25G Transceiver Side:
Select SFP28 LR or SR module for 25G module, both details are listed in below table:
| Item | SFP28 25G SR (short distance) | SFP 25G LR (Long Range) |
| interface type | Duplex LC | Duplex LC |
| fiber type | Multimode fiber (OM3/OM4, aqua) | Single mode fiber (OS2, yellow) |
| Maximum transmission distance | 70 m (OM3) /100 m (OM4) | 10 km |
| working wavelength | 850nm (VCSEL laser) | 1310nm (DFB laser) |
| Typical application scenarios | Short distance interconnection inside the cabinet and within the same computer room | Long distance connections between buildings in the park and across data centers |
Step 3. Wiring connection – MPO/MTP Breakout Cable
The connection of physical links requires the use of specific fiber breakout cables:
- Module side: Insert MPO-16/24 connector.

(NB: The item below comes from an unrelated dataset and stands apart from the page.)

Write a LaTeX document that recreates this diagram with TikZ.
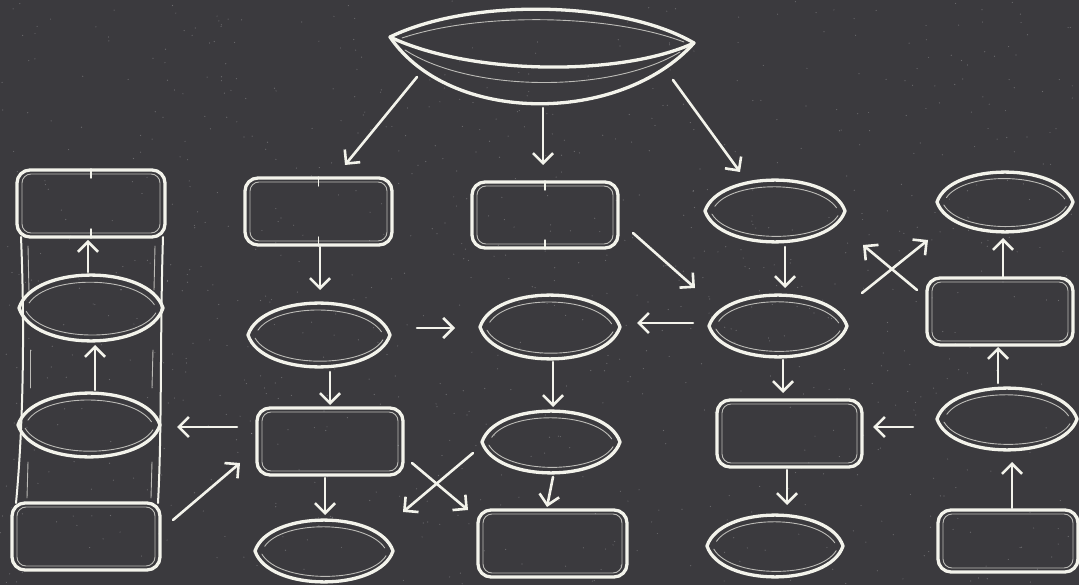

- Branch box: Convert MPO to 8x LC breakout cable or dedicated MPO breakout cassette.
- Equipment/Device side: There will be 8pcs LC duplex interface at other end of other cable, which are connected to devices with 8 x 25G SFP28 ports.
Typical scenarios and products for reference
| Application | Part no. | Implementation method |
| 400G to 8x 25G | 400G QSFP-DD SR8/PSM8 | The module is designed in 8-channel parallel and supports branching directly to 8x SFP28 25G through MPO-16 to 8x LC conversion cable. |
| 400G to 4x 100G | 400G QSFP-DD DR4/FR4 | The module is designed with 4 channels and branches to 4 100G QSFP28 ports through 12 fiber parallel to 2 fiber duplex breakout cable. |
| 200G to 8x 25G | 200G QSFP-DD PSM8 | 8x25G NRZ architecture, lower cost, can be directly branched. |
Additional note: If the existing 400G module is of SR8 or DR4 type, they usually support splitting 4 x 100G modules, but to achieve 8x25G, the module based on 8-channel parallel optical design mentioned above must be used.
Conclusion
The key to achieving a branch from 400G to 8x25G is:
- Software level: Ensure that the switch supports 8x25G port splitting.
- Hardware level: Use 8-channel parallel optical modules such as PSM8.
- Physical level: Configuration with MPO to 8x LC fiber breakout cable.